Faulconer's been mayor for a month-and-a-half now, and, happily, Fulton is still employed by the city. On Monday, the mayor announced his proposed city budget for the next fiscal year, and it was a bit of a mixed bag when it came to Fulton's realm.
Fulton's been an enthusiastic backer of the Civic Innovation Lab, an initiative launched by Filner aimed at dreaming up cool projects to enhance public spaces and making them reality. But if the City Council approves Faulconer's plan, the Civic Innovation Lab will be scuttled and its four employees offered different city jobs. The money budgeted for the lab—roughly $700,000—would be redirected to Fulton's department, to be spent on finishing updates to three of the city's dozens of community plans, continuing work on six other updates and making amendments to the general plan, the overarching blueprint for the city's growth.
The Mayor's office says that without the money from the Civic Innovation Lab, the city would be able to update only one or two community plans this coming year.

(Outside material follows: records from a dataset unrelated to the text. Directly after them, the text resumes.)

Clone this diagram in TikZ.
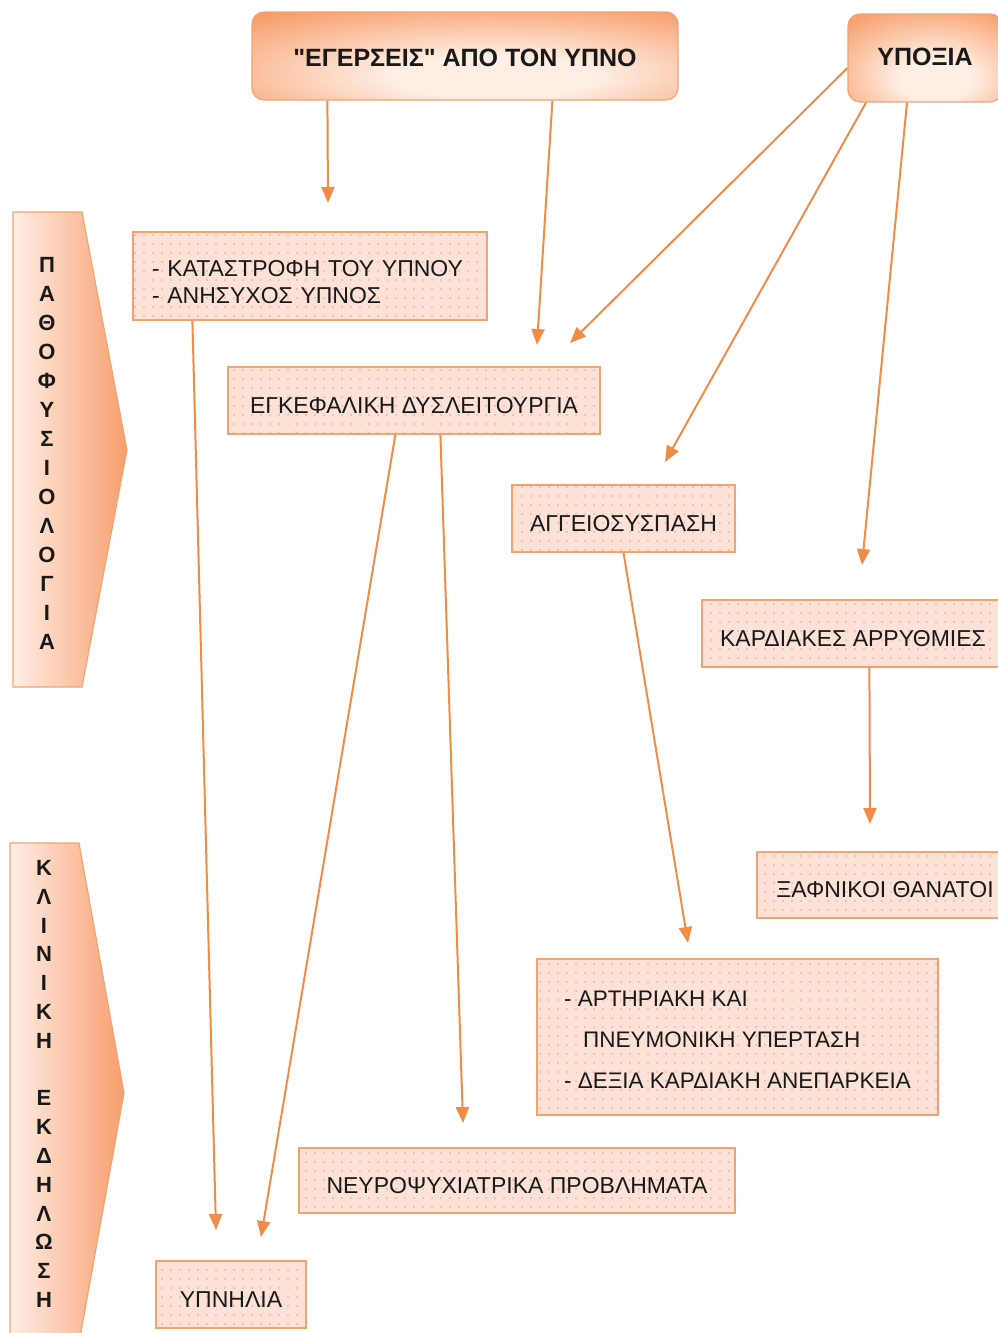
\documentclass[tikz,border=0pt]{standalone}
\usepackage{fontspec}
\setmainfont{Liberation Sans}[Ligatures=TeXOff]
\usetikzlibrary{arrows.meta,patterns.meta}
\definecolor{lineor}{RGB}{240,140,70}
\definecolor{boxline}{RGB}{238,165,115}
\definecolor{boxfill}{RGB}{252,225,215}
\definecolor{dotc}{RGB}{232,165,145}
\definecolor{titlein}{RGB}{255,238,228}
\definecolor{titleout}{RGB}{246,150,95}
\definecolor{sidel}{RGB}{255,238,230}
\definecolor{sider}{RGB}{247,158,108}
\definecolor{txt}{RGB}{25,25,25}
\pgfdeclareradialshading{softglow}{\pgfpoint{4bp}{-14bp}}{color(0bp)=(titlein); color(12bp)=(titlein); color(42bp)=(titleout); color(80bp)=(titleout)}
\begin{document}
\begin{tikzpicture}[x=1pt,y=-1pt,
 dotbox/.style={draw=boxline, line width=1.2pt, preaction={fill=boxfill},
   pattern={Dots[distance=9pt,radius=0.9pt]}, pattern color=dotc,
   inner sep=0pt, font=\fontsize{23}{27}\selectfont, text=txt},
 onebox/.style={dotbox, text height=25.5pt, text depth=0pt},
 titlebox/.style={draw=boxline, line width=1.2pt, rounded corners=12pt,
   shade, shading=softglow,
   font=\fontsize{25}{30}\selectfont\bfseries, text=txt, inner sep=0pt},
 arr/.style={draw=lineor, line width=2pt, -{Triangle[length=16pt,width=13pt]}},
 sidearrow/.style={draw=boxline, line width=1.2pt, left color=sidel, right color=sider},
 sidetext/.style={font=\fontsize{22}{29}\selectfont\bfseries, align=center, text=txt, inner sep=0pt}
]
\useasboundingbox (0,0) rectangle (998,1333);
\clip (0,0) rectangle (998,1333);

% side arrows
\path[sidearrow] (13,212) -- (82,212) -- (127,450) -- (82,687) -- (13,687) -- cycle;
\node[sidetext] (s1) at (47,453.5) {Π\\Α\\Θ\\Ο\\Φ\\Υ\\Σ\\Ι\\Ο\\Λ\\Ο\\Γ\\Ι\\Α};
\path[sidearrow] (10,843) -- (79,843) -- (124,1093) -- (79,1343) -- (10,1343) -- cycle;
\node[sidetext, font=\fontsize{22}{28.8}\selectfont\bfseries] (s2) at (44,1084) {Κ\\Λ\\Ι\\Ν\\Ι\\Κ\\Η\\\mbox{}\\Ε\\Κ\\Δ\\Η\\Λ\\Ω\\Σ\\Η};

% title boxes
\node[titlebox, minimum width=426pt, minimum height=88pt, text height=20pt, text depth=0pt] (A) at (465,56) {"ΕΓΕΡΣΕΙΣ" ΑΠΟ ΤΟΝ ΥΠΝΟ};
\node[titlebox, minimum width=154pt, minimum height=88pt, text height=14pt, text depth=0pt] (B) at (925,58) {ΥΠΟΞΙΑ};

% dotted boxes
\node[dotbox, minimum width=354pt, minimum height=88pt, text width=316pt, align=left] (C) at (310,276)
  {\rule{0pt}{28.5pt}- ΚΑΤΑΣΤΡΟΦΗ ΤΟΥ ΥΠΝΟΥ\\- ΑΝΗΣΥΧΟΣ ΥΠΝΟΣ};
\node[onebox, minimum width=372pt, minimum height=67pt] (D) at (414,400.5) {ΕΓΚΕΦΑΛΙΚΗ ΔΥΣΛΕΙΤΟΥΡΓΙΑ};
\node[onebox, minimum width=223pt, minimum height=67pt] (E) at (623.5,518.5) {ΑΓΓΕΙΟΣΥΣΠΑΣΗ};
\node[onebox, minimum width=302pt, minimum height=67pt] (F) at (853,633.5) {ΚΑΡΔΙΑΚΕΣ ΑΡΡΥΘΜΙΕΣ};
\node[onebox, minimum width=256pt, minimum height=66pt] (G) at (885,885) {ΞΑΦΝΙΚΟΙ ΘΑΝΑΤΟΙ};
\node[dotbox, minimum width=401pt, minimum height=156pt, align=left,
  font=\fontsize{22.5}{41}\selectfont] (H) at (737.5,1037)
  {\rule{0pt}{20.5pt}- ΑΡΤΗΡΙΑΚΗ ΚΑΙ\\\hspace*{19pt}ΠΝΕΥΜΟΝΙΚΗ ΥΠΕΡΤΑΣΗ\\- ΔΕΞΙΑ ΚΑΡΔΙΑΚΗ ΑΝΕΠΑΡΚΕΙΑ};
\node[onebox, minimum width=436pt, minimum height=65pt] (I) at (517,1180.5) {ΝΕΥΡΟΨΥΧΙΑΤΡΙΚΑ ΠΡΟΒΛΗΜΑΤΑ};
\node[onebox, minimum width=150pt, minimum height=67pt] (J) at (231,1294.5) {ΥΠΝΗΛΙΑ};

% arrow tips (free ends, stopping short of their targets)
\coordinate (t1) at (328,203);
\coordinate (t2) at (537,345);
\coordinate (t3) at (570,343);
\coordinate (t4) at (665,462);
\coordinate (t5) at (862,565);
\coordinate (t6) at (216,1230);
\coordinate (t7) at (261,1237);
\coordinate (t8) at (463,1123);
\coordinate (t9) at (688,943);
\coordinate (t10) at (870,824);

\draw[arr] ([xshift=76pt]A.south west) -- (t1);
\draw[arr] ([xshift=301pt]A.south west) -- (t2);
\draw[arr] ([yshift=-10pt]B.west) -- (t3);
\draw[arr] ([xshift=-59pt]B.south) -- (t4);
\draw[arr] ([xshift=-18pt]B.south) -- (t5);
\draw[arr] ([xshift=60pt]C.south west) -- (t6);
\draw[arr] ([xshift=168pt]D.south west) -- (t7);
\draw[arr] ([xshift=213pt]D.south west) -- (t8);
\draw[arr] (E.south) -- (t9);
\draw[arr] ([xshift=168pt]F.south west) -- (t10);
\end{tikzpicture}
\end{document}
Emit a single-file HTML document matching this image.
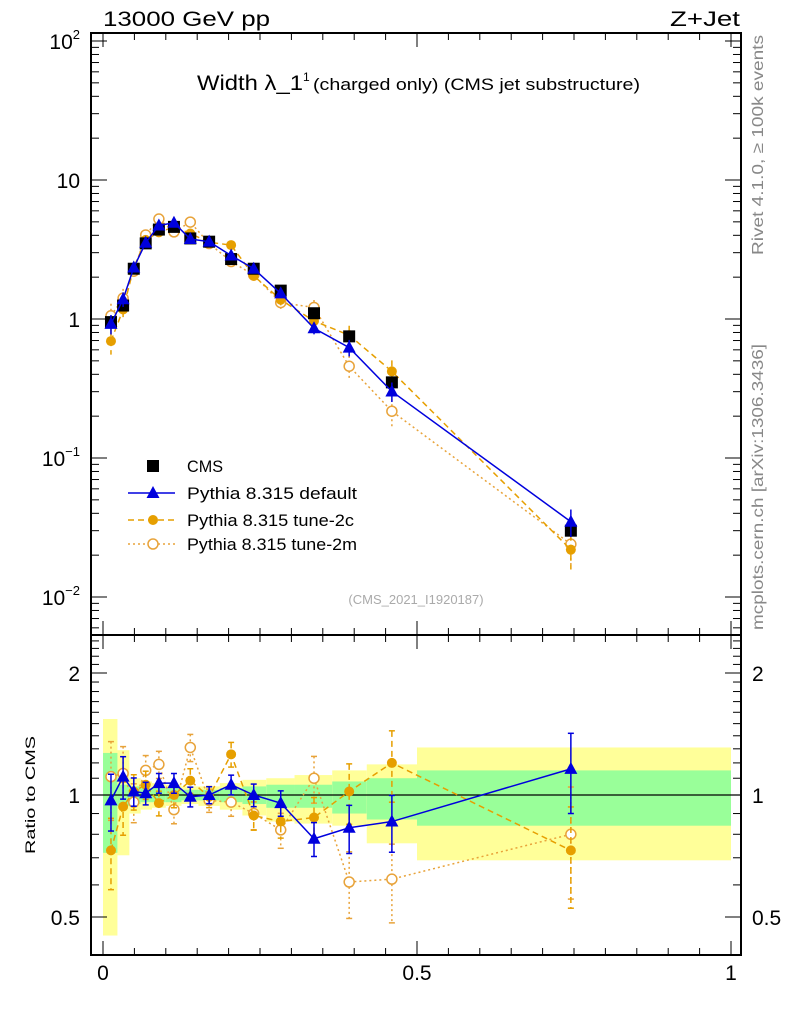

Making sure that community plans are up to date is hugely important. Neighborhoods and the priorities that govern how they flourish change over time, and community plans establish the rules for growth in the neighborhoods. At this time last year, 71 percent of the city's community plans were more than 20 years old, 54 percent were more than 25 years old and 31 percent—nearly a third!—were more than 30 years old.
These plans need updating, big-time, and Faulconer's proposal is to spend $900,000 on completing updates for Grantville, Southeastern San Diego (Sherman Heights, Logan Heights, Grant Hill, Stockton, Memorial, Mount Hope, Mountain View, Southcrest and Shelltown) and Encanto (including Chollas View, Lincoln Park, Emerald Hills, Valencia Park and Broadway Heights) in fiscal year 2015 and Uptown (Mission Hills, Hillcrest, Middletown, Bankers Hill and University Heights), North Park, Old Town, Midway, San Ysidro and Golden Hill (including South Park) in the first half of fiscal year 2016.
If the city has less than $1 million to spend on either the Civic Innovation Lab or community plans, then Faulconer is making the right choice. But $900,000 is a tiny fraction of the city's $1.18-billion discretionary budget; it's certainly possible that both can be funded if Faulconer, City Council President Todd Gloria and the rest of the council can stomach carrying through with a Filner-era initiative.
The City Council will hold public budget-review hearings from May 5 through 8; long-range planning and the Civic Innovation Lab will be reviewed from 2 to 5 p.m. Wednesday, May 7. We urge the council to give the folks from the lab a chance to talk about their work. The lab was a great idea, and it wasn't given enough of an opportunity to establish its worth. The council should seriously consider giving it more time, so long as its goals are clear and measurable, and maybe find some private-sector money to help fund its operations, as we're told is done elsewhere.
Faulconer so far seems to be making good on his vow to be neighborhood-focused, and if his finance team is to be believed, things are looking up in terms of tax-revenue projections. If that's the case, we should be looking at the slash-and-burn era of city government in the rear-view mirror and seizing the opportunity to think creatively and innovate. A small team is in place, and it's just gotten started. Let's not kill it before it's had the chance to take off.